GIN as a substitute for bitmap indexes

On some other DBMS’s, bitmap indexes are often used for columns that have only a few distinct values. Boolean columns, status codes and such. Compared to normal B-tree indexes, bitmap indexes are very efficient at packing duplicates.

PostgreSQL doesn’t have bitmap indexes, but GIN is also very good at handling duplicates. The internal structure of a GIN index is actually quite similar to a bitmap index. It doesn’t pack items in a bitmap, but in the upcoming 9.4 version it uses so-called varbyte encoding, which in the best case uses only a single byte per indexed row. 2-3 bytes is typical. In earlier versions, each item was packed using 6 bytes, which is still a lot less than the per-tuple overhead of a B-tree index.

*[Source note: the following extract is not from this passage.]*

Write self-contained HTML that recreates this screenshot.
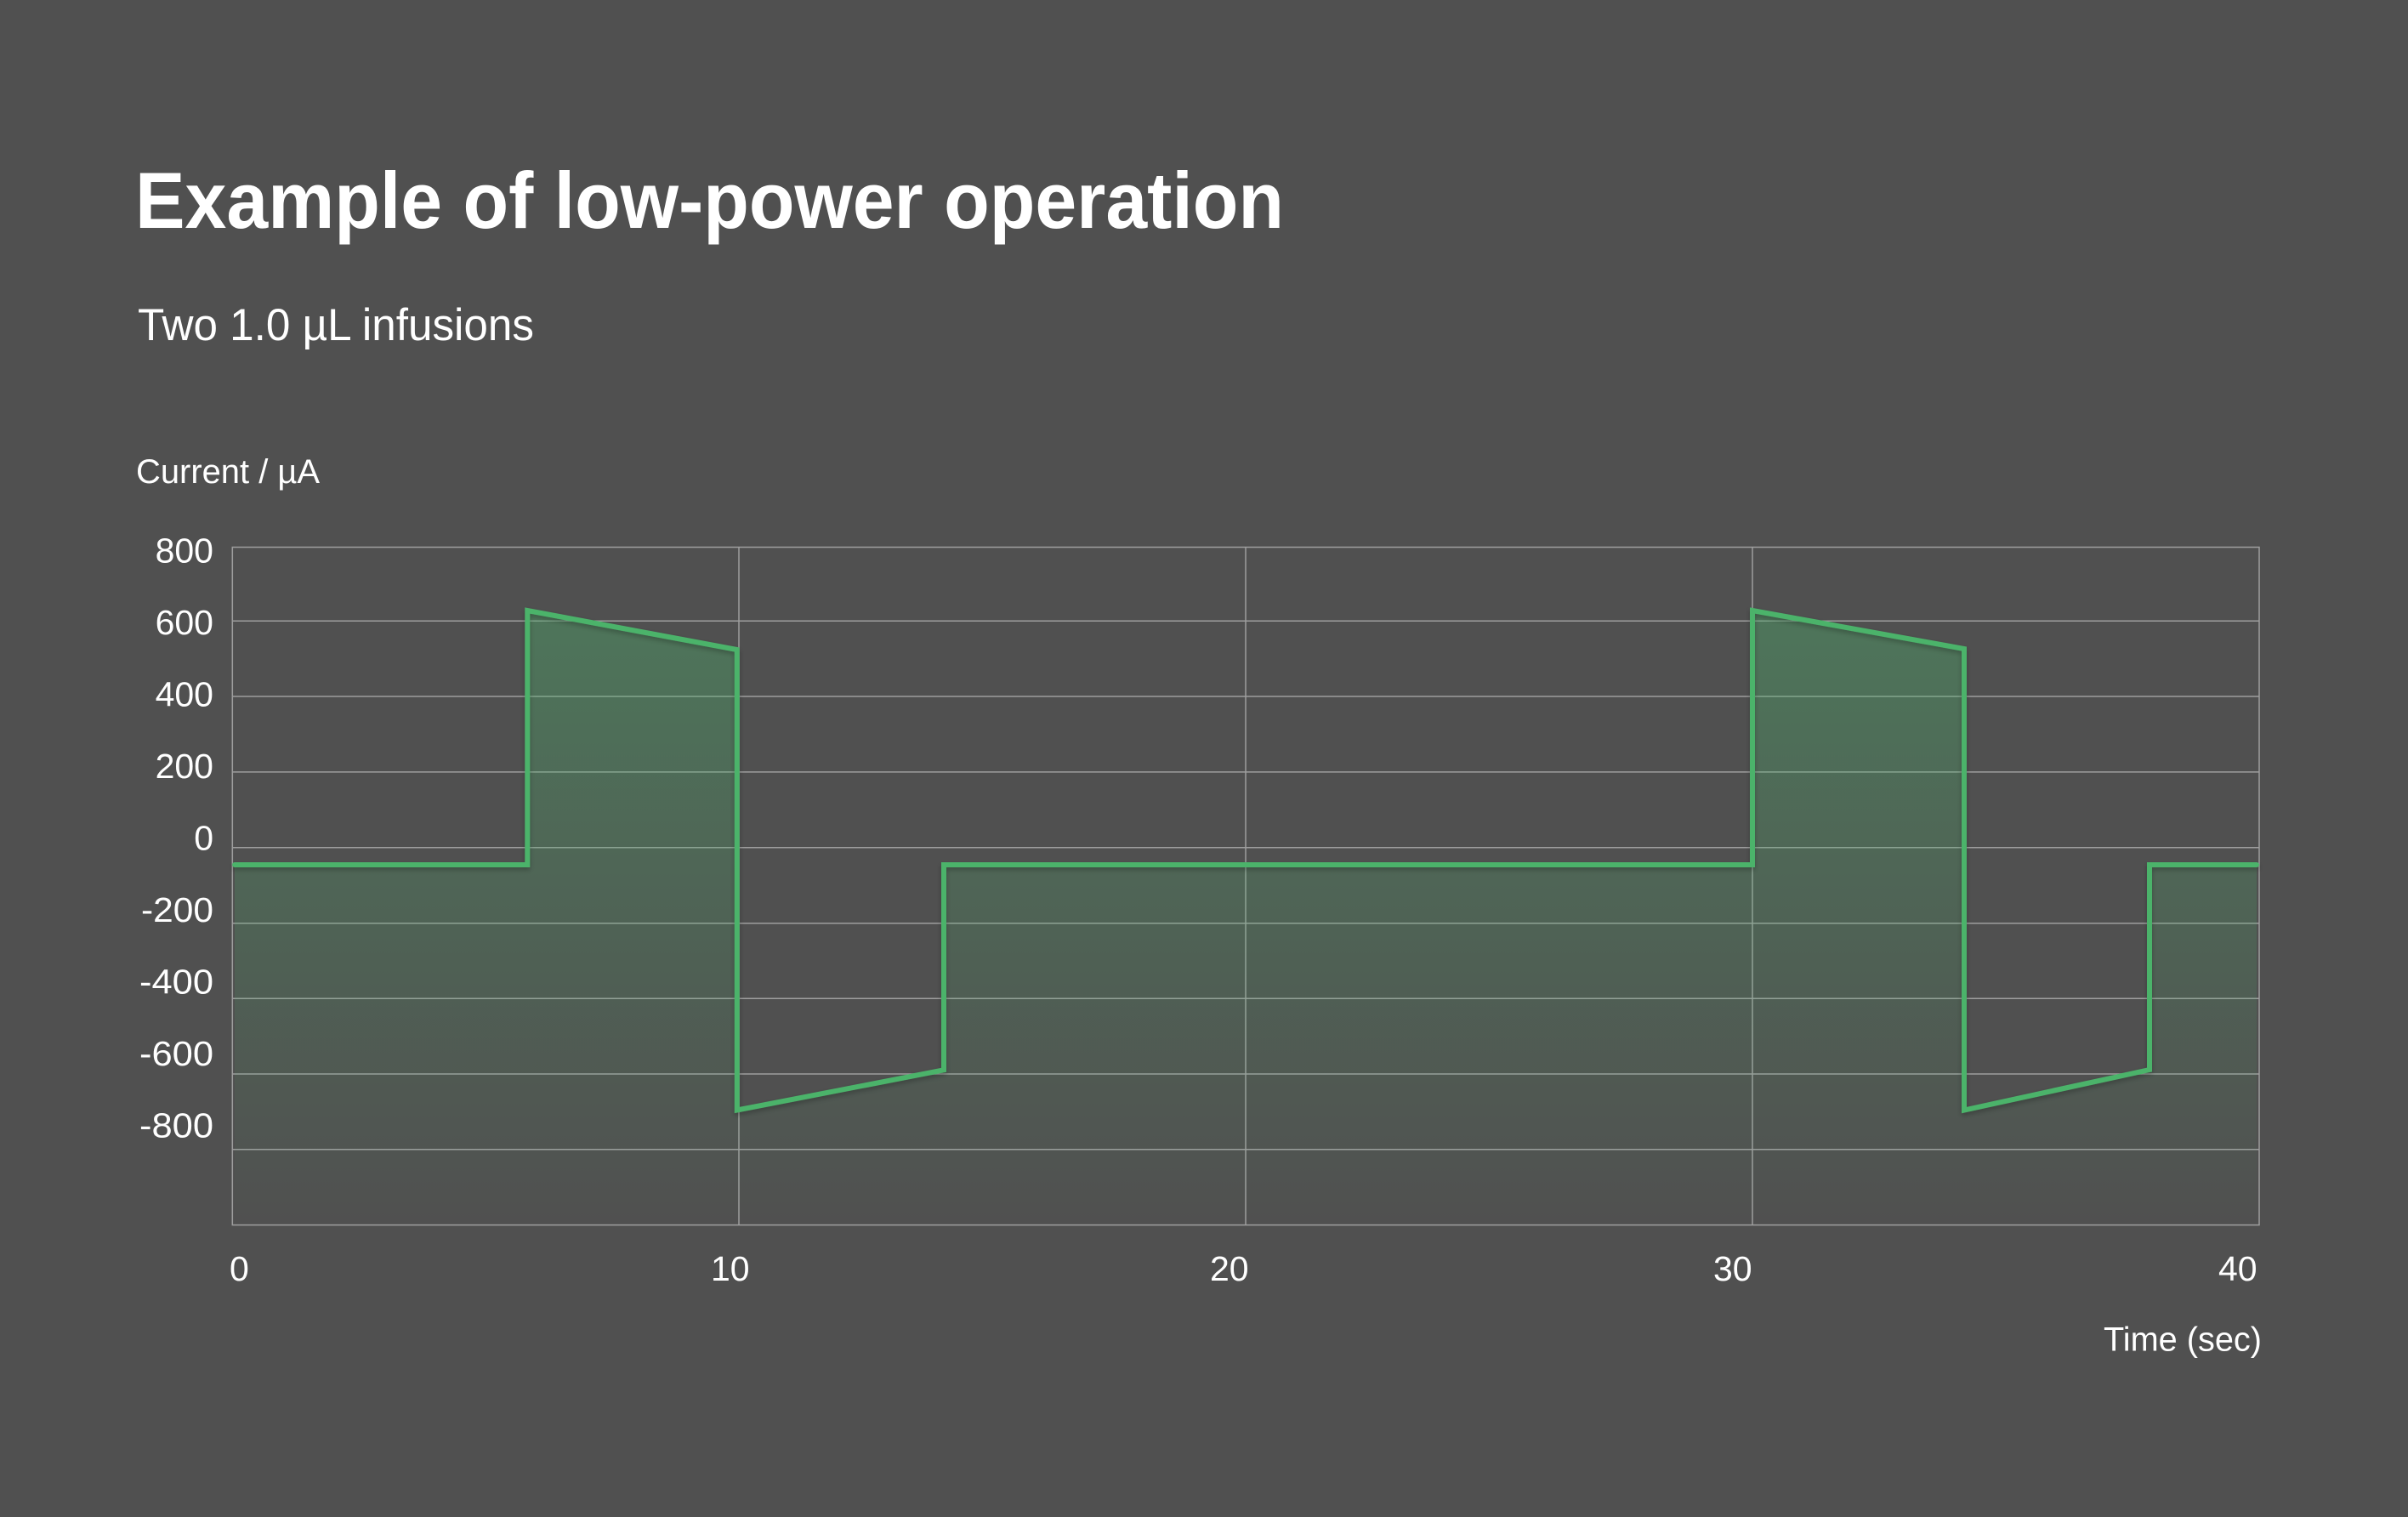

For example, let’s create a table with a column, and fill it with some test data:

postgres=# create table numbers (n int4, mod2 int4);
postgres=# insert into numbers (n, mod2) select n, n % 2 from generate_series(1, 10000000) n;
INSERT 0 10000000

To create a GIN index as a substitute for a regular B-tree index, use the btree_gin extension that comes with PostgreSQL:

postgres=# create extension btree_gin;
postgres=# create index numbers_mod2 on numbers using gin (mod2);

For comparison, let’s also create a regular B-tree index on it:

postgres=# create index numbers_mod2_btree on numbers using btree (mod2);

And check the sizes of the indexes:

postgres=# \\\\di+
                               List of relations
 Schema |        Name        | Type  | Owner  |  Table  |  Size  | Description 
 public | numbers_mod2_btree | index | heikki | numbers | 214 MB | 
 public | numbers_mod2_gin   | index | heikki | numbers | 10 MB  | 
(2 rows)

GIN is 20x smaller than a B-tree index!

The above was from a 9.4devel checkout. On 9.3, the GIN index takes 58 MB instead of 10 MB. That’s still a lot smaller than a B-tree, but 9.4 will really up the ante.